The simple presentation can be understood by team/family members for collaboration.
The process is virtually free – you just need a pen and bullet journal.
It is a highly versatile model that can be easily adapted to your requirements.
Ultimately, then, the Alastair Method is a productivity tool that will help you manage future planning in the fastest fashion while it also removes the threat of overlooking tasks or unnecessarily delaying them. Finally, if you do miss a task, you simply move the corresponding dot over.
In short: it helps you get things done.
How to do the Alastair Method
The Alastair Method of task planning will vary slightly given the time frames you are working with, as well as whether it’s for business or home-based assignments. Nonetheless, the basic principles remain the same.
Step one is to list the columns across the top of the page. If doing a weekly tracker, this means writing each day of the week for seven columns. For a yearly tracker, you’d do each month for 12 columns.
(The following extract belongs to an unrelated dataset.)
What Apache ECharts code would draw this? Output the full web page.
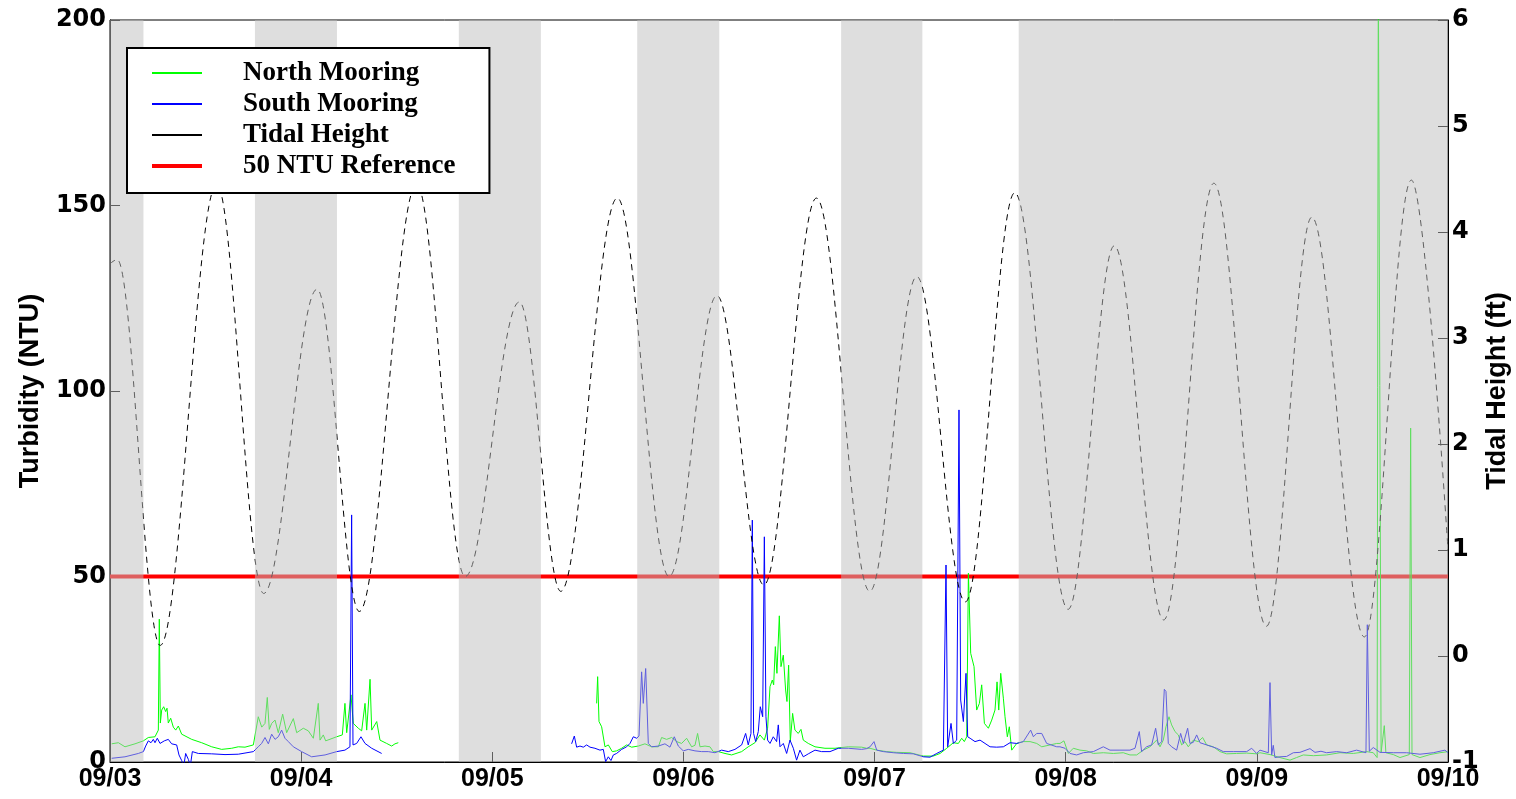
<!DOCTYPE html>
<html><head><meta charset="utf-8">
<script src="https://cdn.jsdelivr.net/npm/echarts@6/dist/echarts.min.js"></script>
<style>html,body{margin:0;padding:0;background:#fff}#c{width:1516px;height:799px}</style>
</head><body><div id="c"></div>
<script>
// x values are hours since 09/03 00:00
const xTickLabels = ['09/03','09/04','09/05','09/06','09/07','09/08','09/09','09/10'];
const nightBands = [[0,4.2],[18.2,28.5],[43.8,54.1],[66.2,76.5],[91.8,102.0],[114.1,168]];
const referenceNTU = 50;

const tideHours = [0,0.9,6.3,13.4,19.3,26.0,31.3,38.5,44.6,51.4,56.6,63.7,70.2,76.2,82.1,88.7,95.4,101.3,107.4,113.6,120.3,126.1,132.3,138.6,145.2,150.9,157.5,163.4,168];
const tideFeet  = [3.70,3.74,0.10,4.45,0.59,3.46,0.42,4.45,0.75,3.34,0.61,4.32,0.75,3.40,0.67,4.32,0.61,3.58,0.51,4.37,0.44,3.87,0.34,4.46,0.28,4.14,0.18,4.49,1.0];

const northDay1 = [[0.21,4.9],[1.05,5.2],[1.88,4.1],[3.14,4.9],[4.19,5.7],[4.81,6.6],[5.65,6.8],[6.07,8.6],[6.19,38.5],[6.32,10.5],[6.49,14.0],[6.74,14.9],[6.99,13.6],[7.16,14.5],[7.32,10.5],[7.62,11.8],[7.95,9.4],[8.25,8.6],[8.58,9.7],[9.0,7.5],[10.26,6.1],[11.51,5.2],[12.77,4.1],[14.02,3.4],[15.28,3.7],[16.11,4.1],[16.95,4.0],[18.0,4.6],[18.62,12.2],[19.05,9.4],[19.46,10.4],[19.75,17.4],[20.0,8.8],[20.3,10.4],[20.72,11.3],[21.13,7.9],[21.68,12.9],[22.18,7.9],[23.02,11.7],[23.44,7.9],[24.27,9.1],[24.9,8.4],[25.53,6.4],[26.15,15.8],[26.37,5.9],[26.78,7.3],[27.08,5.7],[28.46,6.8],[29.17,7.3],[29.5,15.8],[29.72,7.9],[30.26,18.1],[30.55,10.4],[31.18,9.1],[31.6,8.4],[32.02,15.8],[32.23,8.6],[32.65,22.3],[32.86,8.6],[33.49,10.9],[33.9,5.9],[34.74,5.0],[35.37,4.3],[35.78,4.9],[36.2,5.2]];
const northLater = [[61.1,15.8],[61.23,23.0],[61.4,10.9],[61.73,9.5],[62.15,4.1],[62.57,4.6],[63.07,2.8],[63.61,3.0],[64.24,3.7],[64.87,4.6],[65.5,4.0],[66.33,4.3],[67.17,4.9],[68.01,4.1],[68.85,4.1],[69.26,6.6],[69.89,6.1],[70.52,6.6],[71.15,5.5],[71.77,5.0],[72.4,6.4],[73.03,4.1],[73.45,4.5],[73.78,7.7],[74.08,4.1],[74.71,4.3],[75.33,4.1],[75.75,2.8],
[76.38,2.8],[77.22,2.3],[78.05,1.9],[79.31,2.8],[80.14,4.1],[80.98,5.2],[81.61,7.3],[82.16,5.9],[82.57,9.1],[82.87,20.3],[83.16,22.1],[83.33,20.8],[83.54,31.1],[83.74,23.9],[84.04,39.4],[84.25,25.7],[84.54,28.8],[84.83,19.4],[85.0,16.3],[85.21,26.1],[85.42,5.5],[85.71,13.1],[86.0,8.6],[86.42,7.7],[86.76,8.8],[87.05,5.9],[87.68,5.0],[88.52,4.1],[89.77,3.7],[91.03,3.7],[92.7,4.1],[94.38,4.0],[95.0,3.7],
[95.43,3.7],[96.27,3.2],[97.52,2.8],[98.78,2.6],[100.45,2.5],[102.13,1.6],[103.38,1.6],[104.22,2.3],[105.06,3.7],[105.89,5.2],[106.52,5.0],[106.94,6.4],[107.27,5.5],[107.57,6.8],[107.78,50.9],[108.07,29.3],[108.49,25.7],[108.82,14.0],[109.16,15.8],[109.45,20.8],[109.79,10.4],[110.29,9.1],[110.71,11.3],[111.12,14.0],[111.38,21.6],[111.59,14.0],[111.84,23.9],[112.17,17.2],[112.38,12.2],[112.67,6.8],[112.92,9.5],[113.22,3.2],[113.85,5.0],[114.68,5.5],[115.52,5.5],[116.36,5.0],[116.99,4.1],[118.03,4.6],[118.87,5.0],
[119.28,5.0],[119.78,5.7],[120.33,2.3],[120.95,3.7],[121.79,3.2],[122.63,3.0],[123.47,2.3],[124.72,2.5],[125.98,2.3],[127.23,2.5],[128.07,1.9],[128.91,1.9],[129.74,3.2],[130.58,4.1],[131.42,5.9],[131.84,4.1],[132.25,5.9],[132.59,9.5],[132.97,12.2],[133.3,10.0],[133.72,8.2],[134.14,7.3],[134.56,4.6],[134.98,5.5],[135.39,4.1],[136.02,5.9],[136.65,5.5],[137.19,6.6],[137.7,4.6],[138.53,4.1],[139.37,2.8],[140.21,2.2],[141.46,2.3],[142.72,2.4],[143.97,2.2],
[144.39,2.5],[145.65,2.0],[146.9,1.2],[148.16,0.5],[148.99,1.2],[149.83,1.9],[151.09,1.7],[152.76,1.9],[154.44,2.5],[156.11,2.3],[157.79,2.8],[158.62,2.5],[159.1,1.2],[159.25,215],[159.45,215],[159.6,2.5],[159.8,2.0],[160.0,9.8],[160.2,2.5],[161.13,2.0],[161.97,1.2],[163.14,2.0],[163.31,90.0],[163.48,2.0],[164.48,1.2],[165.74,2.0],[166.99,2.5],[168,2.8]];

const southDay1 = [[0.21,1.0],[1.88,1.4],[3.56,2.3],[4.19,2.8],[4.48,4.3],[4.81,5.7],[5.15,5.2],[5.44,6.1],[5.65,5.2],[5.94,6.4],[6.28,5.0],[6.82,5.7],[7.32,6.1],[7.74,4.9],[8.37,4.6],[8.66,1.9],[9.0,0.4],[9.25,-1.3],[9.5,2.3],[9.84,0.7],[10.09,-1.0],[10.34,2.8],[11.09,2.3],[12.77,2.2],[14.44,2.0],[16.11,2.1],[18.0,2.8],[18.62,4.1],[19.04,5.0],[19.46,6.6],[19.88,4.9],[20.3,7.5],[20.72,6.1],[21.13,6.8],[21.55,8.6],[21.97,6.4],[22.39,5.5],[23.02,4.1],[24.06,2.8],[25.32,1.4],[27.0,1.9],[28.46,2.8],[29.5,3.2],[30.13,4.1],[30.34,66.6],[30.51,4.6],[30.97,5.0],[31.51,6.8],[32.02,5.0],[32.86,3.7],[34.11,2.3]];
const southLater = [[57.96,4.9],[58.3,7.0],[58.59,4.0],[59.01,4.3],[59.43,4.0],[59.85,4.6],[60.27,4.0],[60.89,3.7],[61.52,3.2],[61.94,3.4],[62.23,0.1],[62.57,1.4],[62.9,0.4],[63.2,1.9],[63.61,2.3],[64.24,3.4],[64.87,4.1],[65.29,5.0],[65.71,6.8],[66.13,6.4],[66.42,7.0],[66.75,24.3],[66.96,15.8],[67.26,25.2],[67.59,5.0],[68.01,4.1],[68.85,4.3],[69.68,4.9],[70.31,4.0],[70.85,6.8],[71.36,4.3],[71.98,3.0],[72.61,3.4],[73.45,3.0],[74.29,2.8],[75.12,2.8],[75.96,2.5],
[76.8,3.2],[77.63,2.8],[78.47,3.4],[79.31,4.6],[79.81,7.7],[80.14,4.6],[80.48,7.7],[80.65,65.2],[80.81,7.7],[81.07,5.5],[81.4,8.2],[81.65,14.9],[81.95,12.2],[82.16,60.7],[82.36,12.2],[82.57,5.9],[82.87,5.0],[83.28,6.8],[83.7,5.5],[83.91,10.0],[84.12,4.1],[84.54,5.0],[84.96,2.3],[85.38,5.9],[85.8,3.7],[86.21,0.5],[86.63,3.2],[87.05,1.4],[87.68,2.2],[88.52,3.2],[89.35,2.8],[90.4,2.8],[91.45,3.7],[92.7,3.7],[94.38,3.4],[95.0,3.6],
[95.43,4.1],[95.93,5.5],[96.27,3.2],[97.1,2.8],[98.36,2.5],[99.62,2.3],[100.87,2.2],[102.13,1.4],[102.96,1.3],[103.8,2.3],[104.64,3.2],[104.97,53.1],[105.18,4.1],[105.6,10.4],[105.89,5.0],[106.31,5.9],[106.6,94.9],[106.81,16.7],[107.15,10.9],[107.48,23.9],[107.69,6.8],[107.99,6.4],[108.61,5.5],[109.24,5.9],[109.87,5.0],[110.5,4.1],[111.33,4.0],[112.17,4.1],[113.01,5.2],[113.85,5.0],[114.68,5.5],[115.6,8.6],[115.94,6.8],[116.36,7.7],[116.99,7.7],[117.61,5.0],[118.87,4.1],
[119.28,4.1],[119.91,3.7],[120.54,2.3],[121.37,1.9],[122.21,2.5],[123.47,2.8],[124.72,4.1],[125.56,3.2],[126.81,3.2],[128.07,3.2],[128.7,3.7],[129.24,8.2],[129.53,2.8],[130.16,4.1],[130.79,4.6],[131.29,9.1],[131.63,4.6],[132.05,5.5],[132.38,19.6],[132.59,19.0],[132.88,5.0],[133.3,4.1],[133.93,3.2],[134.43,7.7],[134.77,5.0],[135.31,9.1],[135.6,5.0],[136.02,5.3],[136.44,7.3],[136.86,5.2],[137.7,4.6],[138.95,3.7],[139.79,2.8],[141.04,2.8],[142.72,2.8],[143.35,3.7],[143.97,2.3],
[144.39,3.2],[145.44,2.5],[145.65,21.4],[145.86,1.9],[146.06,4.5],[146.27,1.2],[146.9,1.4],[147.74,1.5],[148.58,2.5],[149.41,2.6],[150.67,3.6],[151.3,2.6],[152.05,2.9],[152.76,2.5],[154.02,2.8],[155.27,2.5],[156.53,3.2],[157.7,2.5],[157.87,37.0],[158.12,2.9],[158.62,3.9],[159.46,2.6],[161.13,2.5],[162.8,2.5],[164.48,2.1],[166.15,2.5],[167.62,3.2],[168,2.5]];

const gap = (a, b) => a.concat([[ (a[a.length-1][0] + b[0][0]) / 2, '-' ]], b);
const tideData = tideHours.map((h, i) => [h, tideFeet[i]]);

const chart = echarts.init(document.getElementById('c'), null, {renderer: 'canvas'});
const tickFontY = {color: '#000', fontFamily: 'DejaVu Sans', fontWeight: 'bold', fontSize: 24};
const titleFont = {color: '#000', fontFamily: 'Liberation Sans', fontWeight: 'bold', fontSize: 27};

chart.setOption({
  animation: false,
  backgroundColor: '#fff',
  grid: {left: 110, right: 68, top: 20, bottom: 37, outerBoundsMode: 'none', containLabel: false,
         show: true, borderColor: '#000', borderWidth: 1, backgroundColor: 'transparent'},
  legend: {
    orient: 'vertical', left: 127, top: 48, z: 30,
    backgroundColor: '#fff', borderColor: '#000', borderWidth: 2,
    padding: [10, 34, 12, 23], itemGap: 1, itemWidth: 50, itemHeight: 2,
    itemStyle: {opacity: 0},
    textStyle: {color: '#000', fontFamily: 'Liberation Serif', fontWeight: 'bold', fontSize: 27, lineHeight: 22, padding: [8, 0, 0, 36]},
    data: [
      {name: 'North Mooring', lineStyle: {width: 2}},
      {name: 'South Mooring', lineStyle: {width: 2}},
      {name: 'Tidal Height', lineStyle: {width: 2, type: 'solid'}},
      {name: '50 NTU Reference', lineStyle: {width: 4}}
    ]
  },
  xAxis: {
    type: 'value', min: 0, max: 168, interval: 24,
    axisLine: {show: true, onZero: false, lineStyle: {color: '#000', width: 1}},
    axisTick: {show: true, inside: true, length: 10, lineStyle: {color: '#000'}},
    axisLabel: {formatter: v => xTickLabels[Math.round(v / 24)], color: '#000', fontFamily: 'Liberation Sans', fontWeight: 'bold', fontSize: 25, margin: 5, showMinLabel: true, showMaxLabel: true},
    splitLine: {show: false}
  },
  yAxis: [
    {type: 'value', min: 0, max: 200, interval: 50, position: 'left',
     name: 'Turbidity (NTU)', nameLocation: 'middle', nameGap: 66, nameMoveOverlap: false, nameTextStyle: titleFont,
     axisLine: {show: true, lineStyle: {color: '#000'}},
     axisTick: {show: true, inside: true, length: 10, lineStyle: {color: '#000'}},
     axisLabel: Object.assign({margin: 4, showMinLabel: true, showMaxLabel: true}, tickFontY),
     splitLine: {show: false}},
    {type: 'value', min: -1, max: 6, interval: 1, position: 'right',
     name: 'Tidal Height (ft)', nameLocation: 'middle', nameGap: 36, nameMoveOverlap: false, nameTextStyle: titleFont,
     axisLine: {show: true, lineStyle: {color: '#000'}},
     axisTick: {show: true, inside: true, length: 10, lineStyle: {color: '#000'}},
     axisLabel: Object.assign({margin: 4, showMinLabel: true, showMaxLabel: true}, tickFontY),
     splitLine: {show: false}}
  ],
  series: [
    {name: '50 NTU Reference', type: 'line', symbol: 'none', z: 2,
     data: [[0, referenceNTU], [168, referenceNTU]], lineStyle: {color: '#ff0000', width: 4}, itemStyle: {color: '#ff0000'}},
    {name: 'North Mooring', type: 'line', symbol: 'none', z: 3, connectNulls: false,
     data: gap(northDay1, northLater), lineStyle: {color: '#00ff00', width: 1}, itemStyle: {color: '#00ff00'}},
    {name: 'South Mooring', type: 'line', symbol: 'none', z: 4, connectNulls: false,
     data: gap(southDay1, southLater), lineStyle: {color: '#0000ff', width: 1}, itemStyle: {color: '#0000ff'}},
    {name: 'Tidal Height', type: 'line', symbol: 'none', z: 5, yAxisIndex: 1,
     smooth: 0.36, smoothMonotone: 'x',
     data: tideData, lineStyle: {color: '#000', width: 1, type: [6, 5]}, itemStyle: {color: '#000'}},
    {name: 'night', type: 'line', symbol: 'none', z: 10, data: [],
     markArea: {silent: true, z: 10, itemStyle: {color: 'rgba(190,190,190,0.5)'},
       data: nightBands.map(b => [{xAxis: b[0]}, {xAxis: b[1]}])}}
  ]
});
</script></body></html>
Then you simply list the tasks that need to be completed, otherwise known as the to-do list, down the right-hand side. The list does not have to be in order, and not each task is needed for each column.
In turn, you will be left with a grid of spaces and dots. On a week’s future planner with five tasks, you’d have 35 spaces (7 days x 5 tasks) that may have a total of 12 dots. Of course, this number can vary greatly depending on the purpose of the bullet journal and time frames.
A dot signals that a project or task is due to be completed on that day. Some bigger tasks may be spread out over several days. For example, cleaning the attic may need three dots over the course of the week.
Following the progress of the task is easy. While there are variants, the Alastair Method tends to use the following;
Dot ( . ) signals that the task is due to be done on that day.
A Single stroke ( / ) signals the work is in progress. A dot will be seen later on.
A Crossed dot ( X ) signals that the task is done.
A Less Than sign ( < ) signals the assignment is rescheduled.
A More Than sign ( > ) signals the assignment has migrated to the next week/month.
For the best results, it’s advised to start with a simple to-do list. After you’ve completed 2-3 future planners, using the Alastair Method dot journal will become easy.